DATA BLOCK

────────────────────

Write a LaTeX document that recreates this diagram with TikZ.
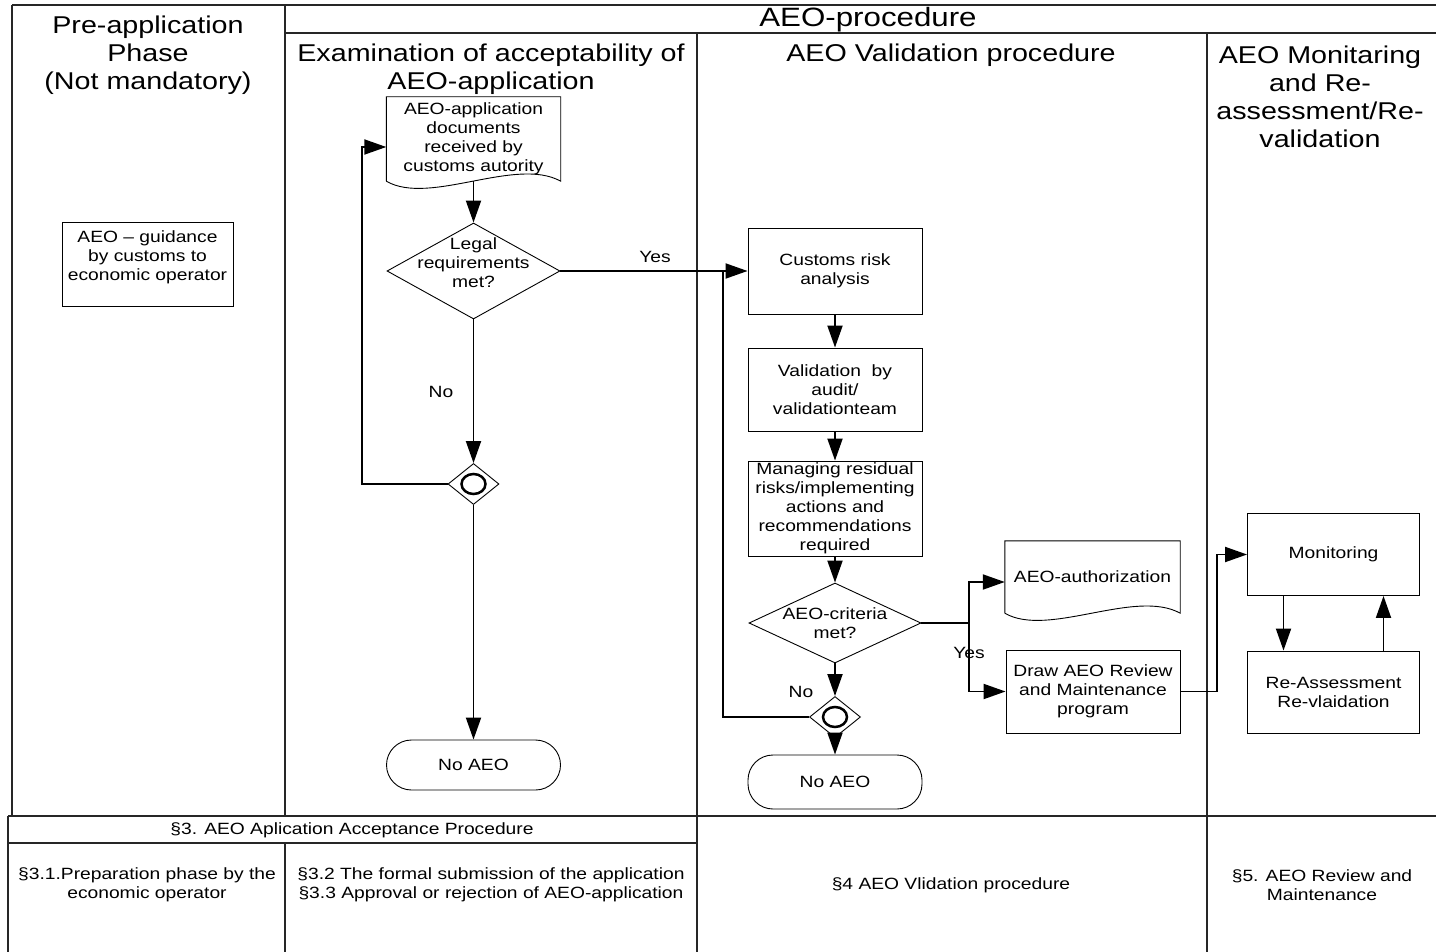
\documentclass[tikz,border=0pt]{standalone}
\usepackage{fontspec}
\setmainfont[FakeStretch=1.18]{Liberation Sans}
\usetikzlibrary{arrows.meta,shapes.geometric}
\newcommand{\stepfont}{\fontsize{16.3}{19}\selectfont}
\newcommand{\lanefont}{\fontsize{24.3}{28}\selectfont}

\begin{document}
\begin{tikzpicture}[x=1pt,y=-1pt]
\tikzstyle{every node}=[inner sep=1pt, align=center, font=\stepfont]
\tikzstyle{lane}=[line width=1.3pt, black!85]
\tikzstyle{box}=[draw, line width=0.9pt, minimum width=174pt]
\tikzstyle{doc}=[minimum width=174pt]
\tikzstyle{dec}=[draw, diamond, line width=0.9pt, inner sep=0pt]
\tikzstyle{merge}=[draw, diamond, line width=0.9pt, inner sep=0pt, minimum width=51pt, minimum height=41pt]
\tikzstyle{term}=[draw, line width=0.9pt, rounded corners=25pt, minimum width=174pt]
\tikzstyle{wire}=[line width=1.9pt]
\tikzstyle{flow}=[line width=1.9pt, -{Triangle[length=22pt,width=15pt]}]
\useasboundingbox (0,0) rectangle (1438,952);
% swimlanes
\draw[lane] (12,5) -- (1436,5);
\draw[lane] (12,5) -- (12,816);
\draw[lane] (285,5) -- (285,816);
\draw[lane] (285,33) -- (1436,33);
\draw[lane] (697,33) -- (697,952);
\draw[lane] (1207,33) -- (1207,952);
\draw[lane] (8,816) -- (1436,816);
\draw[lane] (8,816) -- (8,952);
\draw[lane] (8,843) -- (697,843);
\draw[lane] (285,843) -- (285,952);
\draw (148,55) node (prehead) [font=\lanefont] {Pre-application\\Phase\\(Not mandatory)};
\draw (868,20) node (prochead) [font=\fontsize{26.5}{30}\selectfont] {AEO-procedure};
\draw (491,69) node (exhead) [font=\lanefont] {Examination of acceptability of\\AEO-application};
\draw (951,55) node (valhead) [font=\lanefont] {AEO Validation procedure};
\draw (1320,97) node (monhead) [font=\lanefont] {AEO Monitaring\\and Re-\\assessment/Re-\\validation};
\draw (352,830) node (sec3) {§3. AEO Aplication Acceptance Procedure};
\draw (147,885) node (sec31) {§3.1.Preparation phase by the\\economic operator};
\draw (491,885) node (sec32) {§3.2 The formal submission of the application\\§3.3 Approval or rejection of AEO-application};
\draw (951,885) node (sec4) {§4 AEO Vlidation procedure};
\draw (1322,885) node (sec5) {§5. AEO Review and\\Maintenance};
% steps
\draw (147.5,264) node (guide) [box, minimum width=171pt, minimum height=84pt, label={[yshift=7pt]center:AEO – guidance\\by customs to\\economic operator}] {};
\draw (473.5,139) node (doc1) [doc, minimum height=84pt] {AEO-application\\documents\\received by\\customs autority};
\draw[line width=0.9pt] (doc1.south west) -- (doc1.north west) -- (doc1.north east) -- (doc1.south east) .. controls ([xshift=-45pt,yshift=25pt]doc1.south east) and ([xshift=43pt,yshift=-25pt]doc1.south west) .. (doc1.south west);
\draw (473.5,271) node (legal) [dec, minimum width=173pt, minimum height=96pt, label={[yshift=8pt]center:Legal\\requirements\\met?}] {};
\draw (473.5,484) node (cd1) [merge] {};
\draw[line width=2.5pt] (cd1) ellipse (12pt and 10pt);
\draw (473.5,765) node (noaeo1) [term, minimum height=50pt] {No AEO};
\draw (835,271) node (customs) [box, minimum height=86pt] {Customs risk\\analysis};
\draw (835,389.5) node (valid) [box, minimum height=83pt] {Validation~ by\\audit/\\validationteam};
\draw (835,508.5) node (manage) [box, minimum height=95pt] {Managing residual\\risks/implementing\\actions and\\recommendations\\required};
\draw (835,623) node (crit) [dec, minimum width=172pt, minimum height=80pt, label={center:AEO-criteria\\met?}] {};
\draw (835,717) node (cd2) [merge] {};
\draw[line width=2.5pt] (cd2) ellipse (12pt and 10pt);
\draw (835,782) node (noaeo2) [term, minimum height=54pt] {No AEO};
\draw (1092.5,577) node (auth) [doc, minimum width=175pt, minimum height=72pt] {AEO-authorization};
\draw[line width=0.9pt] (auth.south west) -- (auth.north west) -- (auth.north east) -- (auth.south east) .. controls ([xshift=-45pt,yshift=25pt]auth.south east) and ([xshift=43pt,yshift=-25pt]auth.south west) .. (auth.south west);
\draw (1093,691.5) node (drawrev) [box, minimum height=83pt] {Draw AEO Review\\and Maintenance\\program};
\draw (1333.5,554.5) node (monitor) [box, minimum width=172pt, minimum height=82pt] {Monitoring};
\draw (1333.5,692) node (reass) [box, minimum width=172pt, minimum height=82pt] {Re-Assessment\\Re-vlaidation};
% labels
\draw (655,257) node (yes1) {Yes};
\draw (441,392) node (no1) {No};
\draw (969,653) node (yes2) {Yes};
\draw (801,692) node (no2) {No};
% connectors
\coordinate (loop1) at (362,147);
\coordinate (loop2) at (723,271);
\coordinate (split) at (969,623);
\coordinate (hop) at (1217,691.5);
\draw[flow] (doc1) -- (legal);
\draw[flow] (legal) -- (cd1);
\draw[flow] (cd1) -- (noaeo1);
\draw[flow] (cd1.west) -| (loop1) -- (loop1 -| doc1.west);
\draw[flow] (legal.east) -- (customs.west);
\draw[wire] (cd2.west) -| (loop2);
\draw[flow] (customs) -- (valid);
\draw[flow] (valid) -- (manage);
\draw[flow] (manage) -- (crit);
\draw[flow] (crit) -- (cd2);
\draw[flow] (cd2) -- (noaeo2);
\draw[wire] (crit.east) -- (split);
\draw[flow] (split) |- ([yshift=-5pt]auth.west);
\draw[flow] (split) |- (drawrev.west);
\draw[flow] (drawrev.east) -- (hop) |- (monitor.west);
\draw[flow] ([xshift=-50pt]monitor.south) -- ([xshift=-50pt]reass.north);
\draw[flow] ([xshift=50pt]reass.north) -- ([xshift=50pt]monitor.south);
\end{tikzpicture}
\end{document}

────────────────────

WRITTEN EXERCISE
Write the lines above out again exactly, without any of their pictures.

ANSWER
Write a LaTeX document that recreates this diagram with TikZ.
\documentclass[tikz,border=0pt]{standalone}
\usepackage{fontspec}
\setmainfont[FakeStretch=1.18]{Liberation Sans}
\usetikzlibrary{arrows.meta,shapes.geometric}
\newcommand{\stepfont}{\fontsize{16.3}{19}\selectfont}
\newcommand{\lanefont}{\fontsize{24.3}{28}\selectfont}

\begin{document}
\begin{tikzpicture}[x=1pt,y=-1pt]
\tikzstyle{every node}=[inner sep=1pt, align=center, font=\stepfont]
\tikzstyle{lane}=[line width=1.3pt, black!85]
\tikzstyle{box}=[draw, line width=0.9pt, minimum width=174pt]
\tikzstyle{doc}=[minimum width=174pt]
\tikzstyle{dec}=[draw, diamond, line width=0.9pt, inner sep=0pt]
\tikzstyle{merge}=[draw, diamond, line width=0.9pt, inner sep=0pt, minimum width=51pt, minimum height=41pt]
\tikzstyle{term}=[draw, line width=0.9pt, rounded corners=25pt, minimum width=174pt]
\tikzstyle{wire}=[line width=1.9pt]
\tikzstyle{flow}=[line width=1.9pt, -{Triangle[length=22pt,width=15pt]}]
\useasboundingbox (0,0) rectangle (1438,952);
% swimlanes
\draw[lane] (12,5) -- (1436,5);
\draw[lane] (12,5) -- (12,816);
\draw[lane] (285,5) -- (285,816);
\draw[lane] (285,33) -- (1436,33);
\draw[lane] (697,33) -- (697,952);
\draw[lane] (1207,33) -- (1207,952);
\draw[lane] (8,816) -- (1436,816);
\draw[lane] (8,816) -- (8,952);
\draw[lane] (8,843) -- (697,843);
\draw[lane] (285,843) -- (285,952);
\draw (148,55) node (prehead) [font=\lanefont] {Pre-application\\Phase\\(Not mandatory)};
\draw (868,20) node (prochead) [font=\fontsize{26.5}{30}\selectfont] {AEO-procedure};
\draw (491,69) node (exhead) [font=\lanefont] {Examination of acceptability of\\AEO-application};
\draw (951,55) node (valhead) [font=\lanefont] {AEO Validation procedure};
\draw (1320,97) node (monhead) [font=\lanefont] {AEO Monitaring\\and Re-\\assessment/Re-\\validation};
\draw (352,830) node (sec3) {§3. AEO Aplication Acceptance Procedure};
\draw (147,885) node (sec31) {§3.1.Preparation phase by the\\economic operator};
\draw (491,885) node (sec32) {§3.2 The formal submission of the application\\§3.3 Approval or rejection of AEO-application};
\draw (951,885) node (sec4) {§4 AEO Vlidation procedure};
\draw (1322,885) node (sec5) {§5. AEO Review and\\Maintenance};
% steps
\draw (147.5,264) node (guide) [box, minimum width=171pt, minimum height=84pt, label={[yshift=7pt]center:AEO – guidance\\by customs to\\economic operator}] {};
\draw (473.5,139) node (doc1) [doc, minimum height=84pt] {AEO-application\\documents\\received by\\customs autority};
\draw[line width=0.9pt] (doc1.south west) -- (doc1.north west) -- (doc1.north east) -- (doc1.south east) .. controls ([xshift=-45pt,yshift=25pt]doc1.south east) and ([xshift=43pt,yshift=-25pt]doc1.south west) .. (doc1.south west);
\draw (473.5,271) node (legal) [dec, minimum width=173pt, minimum height=96pt, label={[yshift=8pt]center:Legal\\requirements\\met?}] {};
\draw (473.5,484) node (cd1) [merge] {};
\draw[line width=2.5pt] (cd1) ellipse (12pt and 10pt);
\draw (473.5,765) node (noaeo1) [term, minimum height=50pt] {No AEO};
\draw (835,271) node (customs) [box, minimum height=86pt] {Customs risk\\analysis};
\draw (835,389.5) node (valid) [box, minimum height=83pt] {Validation~ by\\audit/\\validationteam};
\draw (835,508.5) node (manage) [box, minimum height=95pt] {Managing residual\\risks/implementing\\actions and\\recommendations\\required};
\draw (835,623) node (crit) [dec, minimum width=172pt, minimum height=80pt, label={center:AEO-criteria\\met?}] {};
\draw (835,717) node (cd2) [merge] {};
\draw[line width=2.5pt] (cd2) ellipse (12pt and 10pt);
\draw (835,782) node (noaeo2) [term, minimum height=54pt] {No AEO};
\draw (1092.5,577) node (auth) [doc, minimum width=175pt, minimum height=72pt] {AEO-authorization};
\draw[line width=0.9pt] (auth.south west) -- (auth.north west) -- (auth.north east) -- (auth.south east) .. controls ([xshift=-45pt,yshift=25pt]auth.south east) and ([xshift=43pt,yshift=-25pt]auth.south west) .. (auth.south west);
\draw (1093,691.5) node (drawrev) [box, minimum height=83pt] {Draw AEO Review\\and Maintenance\\program};
\draw (1333.5,554.5) node (monitor) [box, minimum width=172pt, minimum height=82pt] {Monitoring};
\draw (1333.5,692) node (reass) [box, minimum width=172pt, minimum height=82pt] {Re-Assessment\\Re-vlaidation};
% labels
\draw (655,257) node (yes1) {Yes};
\draw (441,392) node (no1) {No};
\draw (969,653) node (yes2) {Yes};
\draw (801,692) node (no2) {No};
% connectors
\coordinate (loop1) at (362,147);
\coordinate (loop2) at (723,271);
\coordinate (split) at (969,623);
\coordinate (hop) at (1217,691.5);
\draw[flow] (doc1) -- (legal);
\draw[flow] (legal) -- (cd1);
\draw[flow] (cd1) -- (noaeo1);
\draw[flow] (cd1.west) -| (loop1) -- (loop1 -| doc1.west);
\draw[flow] (legal.east) -- (customs.west);
\draw[wire] (cd2.west) -| (loop2);
\draw[flow] (customs) -- (valid);
\draw[flow] (valid) -- (manage);
\draw[flow] (manage) -- (crit);
\draw[flow] (crit) -- (cd2);
\draw[flow] (cd2) -- (noaeo2);
\draw[wire] (crit.east) -- (split);
\draw[flow] (split) |- ([yshift=-5pt]auth.west);
\draw[flow] (split) |- (drawrev.west);
\draw[flow] (drawrev.east) -- (hop) |- (monitor.west);
\draw[flow] ([xshift=-50pt]monitor.south) -- ([xshift=-50pt]reass.north);
\draw[flow] ([xshift=50pt]reass.north) -- ([xshift=50pt]monitor.south);
\end{tikzpicture}
\end{document}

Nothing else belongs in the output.